Return each line of the records with nothing changed, pictures excepted.

(Code that draws figures)
(begin)
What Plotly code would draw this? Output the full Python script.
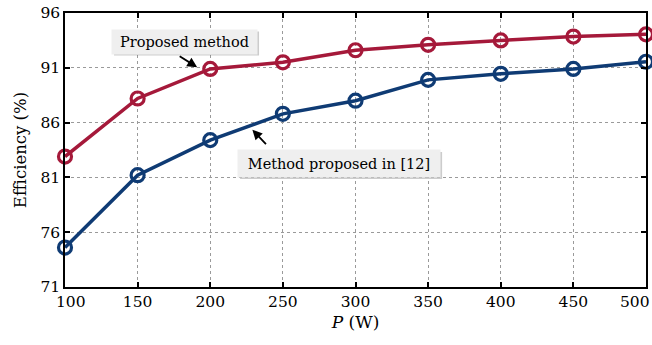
import plotly.graph_objects as go

# Output power levels (W)
power_w = [100, 150, 200, 250, 300, 350, 400, 450, 500]
# Measured efficiency (%)
eff_proposed = [82.9, 88.2, 90.9, 91.5, 92.6, 93.1, 93.5, 93.85, 94.05]
eff_ref12 = [74.6, 81.2, 84.4, 86.8, 88.0, 89.9, 90.45, 90.9, 91.55]

x_ticks = [100, 150, 200, 250, 300, 350, 400, 450, 500]
y_ticks = [71, 76, 81, 86, 91, 96]

RED = "#A5193A"
BLUE = "#0F3B74"
FONT = "DejaVu Serif"
TICK_FONT = dict(family=FONT, size=15.5, color="black")

# inner tick labels come from the axis; the two end labels are placed
# separately so they can be nudged inward and stay inside the figure
x_ticktext = [str(v) for v in x_ticks]
x_ticktext[0] = ""
x_ticktext[-1] = ""

fig = go.Figure()

for ys, col in [(eff_ref12, BLUE), (eff_proposed, RED)]:
    fig.add_trace(go.Scatter(
        x=power_w, y=ys, mode="lines+markers",
        line=dict(color=col, width=3.5),
        marker=dict(symbol="circle-open", size=13, color=col, line=dict(width=3.2, color=col)),
        cliponaxis=False, showlegend=False,
    ))

axis_common = dict(
    showline=True, linecolor="black", linewidth=1.5, mirror="ticks",
    ticks="inside", ticklen=5, tickwidth=1.5, tickcolor="black",
    showgrid=True, gridcolor="#9a9a9a", griddash="dot", gridwidth=1,
    zeroline=False, tickfont=TICK_FONT, automargin=False,
)

fig.update_xaxes(range=[100, 500], tickvals=x_ticks, ticktext=x_ticktext, **axis_common,
                 title=dict(text="<i>P</i> (W)", font=dict(family=FONT, size=17, color="black"), standoff=6))
fig.update_yaxes(range=[71, 96], tickvals=y_ticks, **axis_common,
                 title=dict(text="Efficiency (%)", font=dict(family=FONT, size=16.5, color="black"), standoff=10))

fig.add_annotation(x=x_ticks[0], y=0, xref="x", yref="paper", text=str(x_ticks[0]),
                   showarrow=False, xanchor="center", yanchor="top", xshift=6, yshift=-5,
                   font=TICK_FONT, borderpad=0)
fig.add_annotation(x=x_ticks[-1], y=0, xref="x", yref="paper", text=str(x_ticks[-1]),
                   showarrow=False, xanchor="right", yanchor="top", xshift=5, yshift=-5,
                   font=TICK_FONT, borderpad=0)

def label_box(text, x, y, w, h):
    # soft drop shadow behind the label box
    fig.add_shape(type="rect", xref="x", yref="y", xsizemode="pixel", ysizemode="pixel",
                  xanchor=x, yanchor=y, x0=-w / 2 + 2, x1=w / 2 + 2, y0=-h / 2 - 2, y1=h / 2 - 2,
                  fillcolor="rgba(110,110,110,0.35)", line=dict(width=0), layer="above")
    fig.add_annotation(x=x, y=y, text=text, showarrow=False, width=w, height=h,
                       font=dict(family=FONT, size=14.5, color="black"),
                       bgcolor="#EFEFEF", borderpad=0)

def pointer(x, y, ax, ay):
    fig.add_annotation(x=x, y=y, ax=ax, ay=ay, text="", showarrow=True,
                       arrowhead=2, arrowsize=1.1, arrowwidth=1.8, arrowcolor="black")

label_box("Proposed method", 182.3, 93.4, 145, 24)
pointer(191, 91.05, -19, -12)
label_box("Method proposed in [12]", 288.7, 82.27, 202, 27)
pointer(229, 85.35, 15, 16)

fig.update_layout(
    width=652, height=345,
    margin=dict(l=65, r=6, t=13, b=58),
    plot_bgcolor="white", paper_bgcolor="white",
)

fig.write_html("out.html")
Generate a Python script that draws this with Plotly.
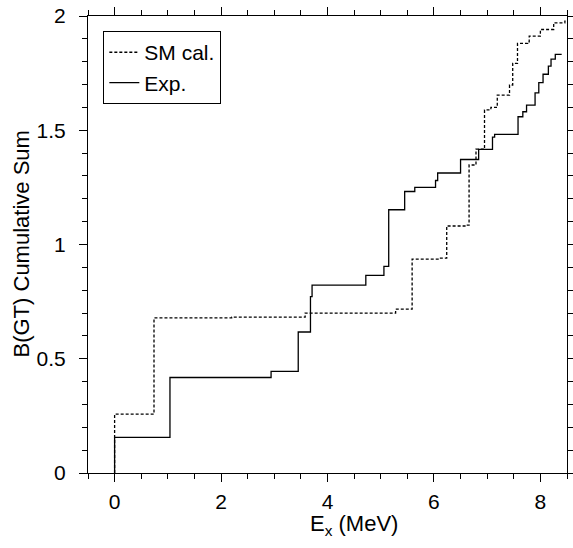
(end)
_EXERCISE RESPONSE_:
What Plotly code would draw this? Output the full Python script.
import plotly.graph_objects as go

# Output power levels (W)
power_w = [100, 150, 200, 250, 300, 350, 400, 450, 500]
# Measured efficiency (%)
eff_proposed = [82.9, 88.2, 90.9, 91.5, 92.6, 93.1, 93.5, 93.85, 94.05]
eff_ref12 = [74.6, 81.2, 84.4, 86.8, 88.0, 89.9, 90.45, 90.9, 91.55]

x_ticks = [100, 150, 200, 250, 300, 350, 400, 450, 500]
y_ticks = [71, 76, 81, 86, 91, 96]

RED = "#A5193A"
BLUE = "#0F3B74"
FONT = "DejaVu Serif"
TICK_FONT = dict(family=FONT, size=15.5, color="black")

# inner tick labels come from the axis; the two end labels are placed
# separately so they can be nudged inward and stay inside the figure
x_ticktext = [str(v) for v in x_ticks]
x_ticktext[0] = ""
x_ticktext[-1] = ""

fig = go.Figure()

for ys, col in [(eff_ref12, BLUE), (eff_proposed, RED)]:
    fig.add_trace(go.Scatter(
        x=power_w, y=ys, mode="lines+markers",
        line=dict(color=col, width=3.5),
        marker=dict(symbol="circle-open", size=13, color=col, line=dict(width=3.2, color=col)),
        cliponaxis=False, showlegend=False,
    ))

axis_common = dict(
    showline=True, linecolor="black", linewidth=1.5, mirror="ticks",
    ticks="inside", ticklen=5, tickwidth=1.5, tickcolor="black",
    showgrid=True, gridcolor="#9a9a9a", griddash="dot", gridwidth=1,
    zeroline=False, tickfont=TICK_FONT, automargin=False,
)

fig.update_xaxes(range=[100, 500], tickvals=x_ticks, ticktext=x_ticktext, **axis_common,
                 title=dict(text="<i>P</i> (W)", font=dict(family=FONT, size=17, color="black"), standoff=6))
fig.update_yaxes(range=[71, 96], tickvals=y_ticks, **axis_common,
                 title=dict(text="Efficiency (%)", font=dict(family=FONT, size=16.5, color="black"), standoff=10))

fig.add_annotation(x=x_ticks[0], y=0, xref="x", yref="paper", text=str(x_ticks[0]),
                   showarrow=False, xanchor="center", yanchor="top", xshift=6, yshift=-5,
                   font=TICK_FONT, borderpad=0)
fig.add_annotation(x=x_ticks[-1], y=0, xref="x", yref="paper", text=str(x_ticks[-1]),
                   showarrow=False, xanchor="right", yanchor="top", xshift=5, yshift=-5,
                   font=TICK_FONT, borderpad=0)

def label_box(text, x, y, w, h):
    # soft drop shadow behind the label box
    fig.add_shape(type="rect", xref="x", yref="y", xsizemode="pixel", ysizemode="pixel",
                  xanchor=x, yanchor=y, x0=-w / 2 + 2, x1=w / 2 + 2, y0=-h / 2 - 2, y1=h / 2 - 2,
                  fillcolor="rgba(110,110,110,0.35)", line=dict(width=0), layer="above")
    fig.add_annotation(x=x, y=y, text=text, showarrow=False, width=w, height=h,
                       font=dict(family=FONT, size=14.5, color="black"),
                       bgcolor="#EFEFEF", borderpad=0)

def pointer(x, y, ax, ay):
    fig.add_annotation(x=x, y=y, ax=ax, ay=ay, text="", showarrow=True,
                       arrowhead=2, arrowsize=1.1, arrowwidth=1.8, arrowcolor="black")

label_box("Proposed method", 182.3, 93.4, 145, 24)
pointer(191, 91.05, -19, -12)
label_box("Method proposed in [12]", 288.7, 82.27, 202, 27)
pointer(229, 85.35, 15, 16)

fig.update_layout(
    width=652, height=345,
    margin=dict(l=65, r=6, t=13, b=58),
    plot_bgcolor="white", paper_bgcolor="white",
)

fig.write_html("out.html")
Generate a Python script that draws this with Plotly.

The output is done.